Interesting! Will have another listen to the Patti Smith original.
This piano problem reminds me of the "extra guitar note" problem in covers of "Cissy Strut" by The Meters. Almost everybody, including well-known pros, plays the 2nd section of the guitar melody wrong, by adding at least one extra note. I learned this while listening to an interview with Meters bassist George Porter Jr.
[Interesting! Will have another listen to the Patti Smith original.
Patti version. Form takes it's time evolving...takes a while to get to the F#, and double as long to get to the octaved B at the end of the form. C#, D, B, D, C#, D, E, D, C#, D, B, D, C#, D, F#, D, C#, D, B, D, C#, D, E, D, C#, D, B, D, C#, D, B (8va), D
Natalie version. Much more intricate form, but shorter. F# shows up right away, and the octaved B shortly after. E turn omitted entirely. B, D, C#, D, F#, D, C#, D, B, D, C#, D, B (8va), D, C#, D
The Garbage one is doing it a third way! More like Patti's version, but shorte like Natalie, so no E turn...and no octaved B. B, D, C#, D, B, D, C#, D,B, D, C#, D, F#, D, C#, D.

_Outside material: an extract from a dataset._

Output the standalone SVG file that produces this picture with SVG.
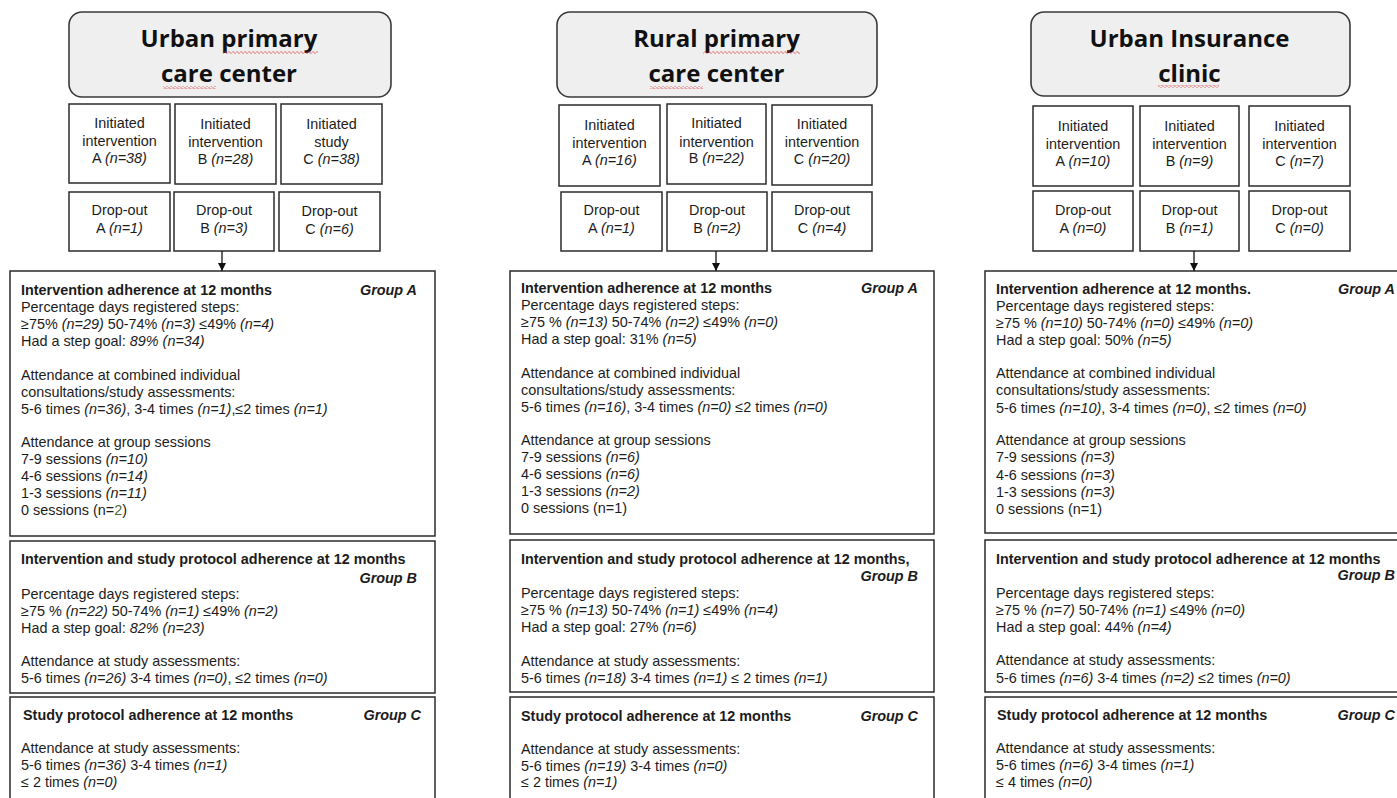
<svg xmlns="http://www.w3.org/2000/svg" width="1397" height="798" viewBox="0 0 1397 798">
<style>
.bg{fill:#ffffff}
.box{fill:#ffffff;stroke:#2b2b2b;stroke-width:1.5}
.hd{fill:#efefef;stroke:#3a3a3a;stroke-width:1.6}
.t{font-family:"Liberation Sans",Arial,sans-serif;font-size:14.4px;fill:#1c1c1c}
.c{text-anchor:middle}
.r{text-anchor:end}
.b{font-weight:bold}
.i{font-style:italic}
.h{font-family:"Open Sans","Liberation Sans",sans-serif;font-weight:bold;font-size:24px;text-anchor:middle;fill:#111111}
.g{fill:#4b6e33}
.sq{fill:url(#wave)}
.ln{stroke:#111111;stroke-width:1.3;fill:none}
</style>
<defs>
<pattern id="wave" x="0" y="0" width="4" height="3" patternUnits="userSpaceOnUse">
<path d="M0 1.5 L1 0.5 L3 2.5 L4 1.5" fill="none" stroke="#d93030" stroke-width="0.8"/>
</pattern>
<marker id="ah" viewBox="0 0 10 10" refX="10" refY="5" markerWidth="8" markerHeight="8" markerUnits="userSpaceOnUse" orient="auto">
<path d="M0 0 L10 5 L0 10 Z" fill="#111111"/>
</marker>
</defs>
<rect class="bg" x="0" y="0" width="1397" height="798"/>

<!-- LEFT COLUMN -->
<g id="urban-primary-title">
<rect class="hd" x="69" y="12" width="322" height="85" rx="13"/>
<text class="h" x="229" y="47">Urban primary</text>
<text class="h" x="229" y="82">care center</text>
<rect class="sq" x="223" y="51" width="95" height="3"/>
<rect class="sq" x="163" y="86" width="53" height="3"/>
</g>
<g id="up-init-a">
<rect class="box" x="69" y="104" width="101" height="79"/>
<text class="t c" x="119.5" y="128">Initiated</text>
<text class="t c" x="119.5" y="146">intervention</text>
<text class="t c" x="119.5" y="163">A <tspan class="i">(n=38)</tspan></text>
</g>
<g id="up-init-b">
<rect class="box" x="175" y="104" width="101" height="80"/>
<text class="t c" x="225.5" y="129">Initiated</text>
<text class="t c" x="225.5" y="147">intervention</text>
<text class="t c" x="225.5" y="164">B <tspan class="i">(n=28)</tspan></text>
</g>
<g id="up-init-c">
<rect class="box" x="281" y="104" width="101" height="80"/>
<text class="t c" x="331.5" y="129">Initiated</text>
<text class="t c" x="331.5" y="147">study</text>
<text class="t c" x="331.5" y="164">C <tspan class="i">(n=38)</tspan></text>
</g>
<g id="up-drop-a">
<rect class="box" x="69" y="192" width="101" height="59"/>
<text class="t c" x="119.5" y="215">Drop-out</text>
<text class="t c" x="119.5" y="233">A <tspan class="i">(n=1)</tspan></text>
</g>
<g id="up-drop-b">
<rect class="box" x="174" y="192" width="100" height="59"/>
<text class="t c" x="224" y="215">Drop-out</text>
<text class="t c" x="224" y="233">B <tspan class="i">(n=3)</tspan></text>
</g>
<g id="up-drop-c">
<rect class="box" x="279" y="192" width="101" height="59"/>
<text class="t c" x="329.5" y="216">Drop-out</text>
<text class="t c" x="329.5" y="234">C <tspan class="i">(n=6)</tspan></text>
</g>
<g id="up-group-a">
<rect class="box" x="10" y="271" width="425" height="265"/>
<text class="t b" x="21" y="295">Intervention adherence at 12 months</text>
<text class="t b i r" x="417" y="295">Group A</text>
<text class="t" x="21" y="312">Percentage days registered steps:</text>
<text class="t" x="21" y="329">≥75% <tspan class="i">(n=29)</tspan> 50-74% <tspan class="i">(n=3)</tspan> ≤49% <tspan class="i">(n=4)</tspan></text>
<text class="t" x="21" y="346">Had a step goal: <tspan class="i">89% (n=34)</tspan></text>
<text class="t" x="21" y="380">Attendance at combined individual</text>
<text class="t" x="21" y="397">consultations/study assessments:</text>
<text class="t" x="21" y="414">5-6 times <tspan class="i">(n=36)</tspan>, 3-4 times <tspan class="i">(n=1)</tspan>,≤2 times <tspan class="i">(n=1)</tspan></text>
<text class="t" x="21" y="447">Attendance at group sessions</text>
<text class="t" x="21" y="464">7-9 sessions <tspan class="i">(n=10)</tspan></text>
<text class="t" x="21" y="481">4-6 sessions <tspan class="i">(n=14)</tspan></text>
<text class="t" x="21" y="498">1-3 sessions <tspan class="i">(n=11)</tspan></text>
<text class="t" x="21" y="515">0 sessions (n=<tspan class="g">2</tspan>)</text>
</g>
<g id="up-group-b">
<rect class="box" x="10" y="541" width="425" height="152"/>
<text class="t b" x="21" y="564">Intervention and study protocol adherence at 12 months</text>
<text class="t b i r" x="417" y="583">Group B</text>
<text class="t" x="21" y="599">Percentage days registered steps:</text>
<text class="t" x="21" y="616">≥75 % <tspan class="i">(n=22)</tspan> 50-74% <tspan class="i">(n=1)</tspan> ≤49% <tspan class="i">(n=2)</tspan></text>
<text class="t" x="21" y="633">Had a step goal: <tspan class="i">82% (n=23)</tspan></text>
<text class="t" x="21" y="666">Attendance at study assessments:</text>
<text class="t" x="21" y="683">5-6 times <tspan class="i">(n=26)</tspan> 3-4 times <tspan class="i">(n=0)</tspan>, ≤2 times <tspan class="i">(n=0)</tspan></text>
</g>
<g id="up-group-c">
<rect class="box" x="10" y="697" width="425" height="110"/>
<text class="t b" x="23" y="720">Study protocol adherence at 12 months</text>
<text class="t b i r" x="421" y="720">Group C</text>
<text class="t" x="21" y="753">Attendance at study assessments:</text>
<text class="t" x="21" y="770">5-6 times <tspan class="i">(n=36)</tspan> 3-4 times <tspan class="i">(n=1)</tspan></text>
<text class="t" x="21" y="787">≤ 2 times <tspan class="i">(n=0)</tspan></text>
</g>

<!-- MIDDLE COLUMN -->
<g id="rural-primary-title">
<rect class="hd" x="557" y="12" width="320" height="85" rx="13"/>
<text class="h" x="716.5" y="47">Rural primary</text>
<text class="h" x="716.5" y="82">care center</text>
<rect class="sq" x="703" y="51" width="97" height="3"/>
<rect class="sq" x="650" y="86" width="53" height="3"/>
</g>
<g id="rp-init-a">
<rect class="box" x="559" y="105" width="101" height="81"/>
<text class="t c" x="609.5" y="130">Initiated</text>
<text class="t c" x="609.5" y="148">intervention</text>
<text class="t c" x="609.5" y="165">A <tspan class="i">(n=16)</tspan></text>
</g>
<g id="rp-init-b">
<rect class="box" x="667" y="104" width="99" height="80"/>
<text class="t c" x="716.5" y="128">Initiated</text>
<text class="t c" x="716.5" y="147">intervention</text>
<text class="t c" x="716.5" y="163">B <tspan class="i">(n=22)</tspan></text>
</g>
<g id="rp-init-c">
<rect class="box" x="772" y="105" width="100" height="80"/>
<text class="t c" x="822" y="129">Initiated</text>
<text class="t c" x="822" y="147">intervention</text>
<text class="t c" x="822" y="164">C <tspan class="i">(n=20)</tspan></text>
</g>
<g id="rp-drop-a">
<rect class="box" x="561" y="192" width="101" height="59"/>
<text class="t c" x="611.5" y="215">Drop-out</text>
<text class="t c" x="611.5" y="233">A <tspan class="i">(n=1)</tspan></text>
</g>
<g id="rp-drop-b">
<rect class="box" x="667" y="192" width="100" height="59"/>
<text class="t c" x="717" y="215">Drop-out</text>
<text class="t c" x="717" y="233">B <tspan class="i">(n=2)</tspan></text>
</g>
<g id="rp-drop-c">
<rect class="box" x="772" y="192" width="100" height="59"/>
<text class="t c" x="822" y="215">Drop-out</text>
<text class="t c" x="822" y="233">C <tspan class="i">(n=4)</tspan></text>
</g>
<g id="rp-group-a">
<rect class="box" x="510" y="271" width="424" height="263"/>
<text class="t b" x="521" y="293">Intervention adherence at 12 months</text>
<text class="t b i r" x="918" y="293">Group A</text>
<text class="t" x="521" y="310">Percentage days registered steps:</text>
<text class="t" x="521" y="327">≥75 % <tspan class="i">(n=13)</tspan> 50-74% <tspan class="i">(n=2)</tspan> ≤49% <tspan class="i">(n=0)</tspan></text>
<text class="t" x="521" y="344">Had a step goal: 31% <tspan class="i">(n=5)</tspan></text>
<text class="t" x="521" y="378">Attendance at combined individual</text>
<text class="t" x="521" y="395">consultations/study assessments:</text>
<text class="t" x="521" y="412">5-6 times <tspan class="i">(n=16)</tspan>, 3-4 times <tspan class="i">(n=0)</tspan> ≤2 times <tspan class="i">(n=0)</tspan></text>
<text class="t" x="521" y="445">Attendance at group sessions</text>
<text class="t" x="521" y="462">7-9 sessions <tspan class="i">(n=6)</tspan></text>
<text class="t" x="521" y="479">4-6 sessions <tspan class="i">(n=6)</tspan></text>
<text class="t" x="521" y="496">1-3 sessions <tspan class="i">(n=2)</tspan></text>
<text class="t" x="521" y="513">0 sessions (n=1)</text>
</g>
<g id="rp-group-b">
<rect class="box" x="510" y="540" width="424" height="152"/>
<text class="t b" x="521" y="564">Intervention and study protocol adherence at 12 months,</text>
<text class="t b i r" x="918" y="581">Group B</text>
<text class="t" x="521" y="598">Percentage days registered steps:</text>
<text class="t" x="521" y="615">≥75 % <tspan class="i">(n=13)</tspan> 50-74% <tspan class="i">(n=1)</tspan> ≤49% <tspan class="i">(n=4)</tspan></text>
<text class="t" x="521" y="632">Had a step goal: 27% <tspan class="i">(n=6)</tspan></text>
<text class="t" x="521" y="666">Attendance at study assessments:</text>
<text class="t" x="521" y="683">5-6 times <tspan class="i">(n=18)</tspan> 3-4 times <tspan class="i">(n=1)</tspan> ≤ 2 times <tspan class="i">(n=1)</tspan></text>
</g>
<g id="rp-group-c">
<rect class="box" x="510" y="697" width="424" height="110"/>
<text class="t b" x="521" y="721">Study protocol adherence at 12 months</text>
<text class="t b i r" x="918" y="721">Group C</text>
<text class="t" x="521" y="754">Attendance at study assessments:</text>
<text class="t" x="521" y="771">5-6 times <tspan class="i">(n=19)</tspan> 3-4 times <tspan class="i">(n=0)</tspan></text>
<text class="t" x="521" y="787">≤ 2 times <tspan class="i">(n=1)</tspan></text>
</g>

<!-- RIGHT COLUMN -->
<g id="urban-insurance-title">
<rect class="hd" x="1031" y="12" width="319" height="84" rx="13"/>
<text class="h" x="1189.5" y="47">Urban Insurance</text>
<text class="h" x="1189.5" y="82">clinic</text>
<rect class="sq" x="1158" y="85" width="61" height="3"/>
</g>
<g id="ui-init-a">
<rect class="box" x="1033" y="106" width="100" height="80"/>
<text class="t c" x="1083" y="131">Initiated</text>
<text class="t c" x="1083" y="149">intervention</text>
<text class="t c" x="1083" y="166">A <tspan class="i">(n=10)</tspan></text>
</g>
<g id="ui-init-b">
<rect class="box" x="1140" y="106" width="99" height="80"/>
<text class="t c" x="1189.5" y="131">Initiated</text>
<text class="t c" x="1189.5" y="149">intervention</text>
<text class="t c" x="1189.5" y="166">B <tspan class="i">(n=9)</tspan></text>
</g>
<g id="ui-init-c">
<rect class="box" x="1249" y="106" width="101" height="80"/>
<text class="t c" x="1299.5" y="131">Initiated</text>
<text class="t c" x="1299.5" y="149">intervention</text>
<text class="t c" x="1299.5" y="166">C <tspan class="i">(n=7)</tspan></text>
</g>
<g id="ui-drop-a">
<rect class="box" x="1033" y="191" width="100" height="60"/>
<text class="t c" x="1083" y="215">Drop-out</text>
<text class="t c" x="1083" y="233">A <tspan class="i">(n=0)</tspan></text>
</g>
<g id="ui-drop-b">
<rect class="box" x="1140" y="191" width="99" height="60"/>
<text class="t c" x="1189.5" y="215">Drop-out</text>
<text class="t c" x="1189.5" y="233">B <tspan class="i">(n=1)</tspan></text>
</g>
<g id="ui-drop-c">
<rect class="box" x="1249" y="191" width="101" height="60"/>
<text class="t c" x="1299.5" y="215">Drop-out</text>
<text class="t c" x="1299.5" y="233">C <tspan class="i">(n=0)</tspan></text>
</g>
<g id="ui-group-a">
<rect class="box" x="985" y="271" width="425" height="262"/>
<text class="t b" x="996" y="294">Intervention adherence at 12 months.</text>
<text class="t b i r" x="1395" y="294">Group A</text>
<text class="t" x="996" y="311">Percentage days registered steps:</text>
<text class="t" x="996" y="328">≥75 % <tspan class="i">(n=10)</tspan> 50-74% <tspan class="i">(n=0)</tspan> ≤49% <tspan class="i">(n=0)</tspan></text>
<text class="t" x="996" y="345">Had a step goal: 50% <tspan class="i">(n=5)</tspan></text>
<text class="t" x="996" y="378">Attendance at combined individual</text>
<text class="t" x="996" y="395">consultations/study assessments:</text>
<text class="t" x="996" y="413">5-6 times <tspan class="i">(n=10)</tspan>, 3-4 times <tspan class="i">(n=0)</tspan>, ≤2 times <tspan class="i">(n=0)</tspan></text>
<text class="t" x="996" y="445">Attendance at group sessions</text>
<text class="t" x="996" y="462">7-9 sessions <tspan class="i">(n=3)</tspan></text>
<text class="t" x="996" y="480">4-6 sessions <tspan class="i">(n=3)</tspan></text>
<text class="t" x="996" y="497">1-3 sessions <tspan class="i">(n=3)</tspan></text>
<text class="t" x="996" y="514">0 sessions (n=1)</text>
</g>
<g id="ui-group-b">
<rect class="box" x="985" y="540" width="425" height="152"/>
<text class="t b" x="996" y="564">Intervention and study protocol adherence at 12 months</text>
<text class="t b i r" x="1395" y="580">Group B</text>
<text class="t" x="996" y="598">Percentage days registered steps:</text>
<text class="t" x="996" y="615">≥75 % <tspan class="i">(n=7)</tspan> 50-74% <tspan class="i">(n=1)</tspan> ≤49% <tspan class="i">(n=0)</tspan></text>
<text class="t" x="996" y="632">Had a step goal: 44% <tspan class="i">(n=4)</tspan></text>
<text class="t" x="996" y="665">Attendance at study assessments:</text>
<text class="t" x="996" y="683">5-6 times <tspan class="i">(n=6)</tspan> 3-4 times <tspan class="i">(n=2)</tspan> ≤2 times <tspan class="i">(n=0)</tspan></text>
</g>
<g id="ui-group-c">
<rect class="box" x="985" y="697" width="425" height="110"/>
<text class="t b" x="997" y="720">Study protocol adherence at 12 months</text>
<text class="t b i r" x="1395" y="720">Group C</text>
<text class="t" x="996" y="753">Attendance at study assessments:</text>
<text class="t" x="996" y="770">5-6 times <tspan class="i">(n=6)</tspan> 3-4 times <tspan class="i">(n=1)</tspan></text>
<text class="t" x="996" y="787">≤ 4 times <tspan class="i">(n=0)</tspan></text>
</g>

<g id="connectors">
<line class="ln" x1="222" y1="251" x2="222" y2="271" marker-end="url(#ah)"/>
<line class="ln" x1="716" y1="251" x2="716" y2="271" marker-end="url(#ah)"/>
<line class="ln" x1="1194" y1="251" x2="1194" y2="271" marker-end="url(#ah)"/>
</g>
</svg>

Financially, the greatest remake may be Dolly Parton's "I Will Always Love You", later done by Whitney Houston. One of my favorite entertainer interviews was Dolly Parton talking about the song. Elvis Presley wanted to record the song but his manager insisted that Dolly sign over half of the song writer royalties. She refused. When Whitney Houston recorded the song, according to the Dolly interview, "When Whitney recorded it I made enough in royalties on that song to BUY the Elvis catalog."
With the 50th anniversary of Woodstock just around the corner, it seems fitting to add The Who's performance there of "Summertime Blues."
I like the Eddie Cochran version better because The Who's version, although musically superior, left out the punch lines at the end of each verse (Example; you can't use the care 'cause you didn't work a lick)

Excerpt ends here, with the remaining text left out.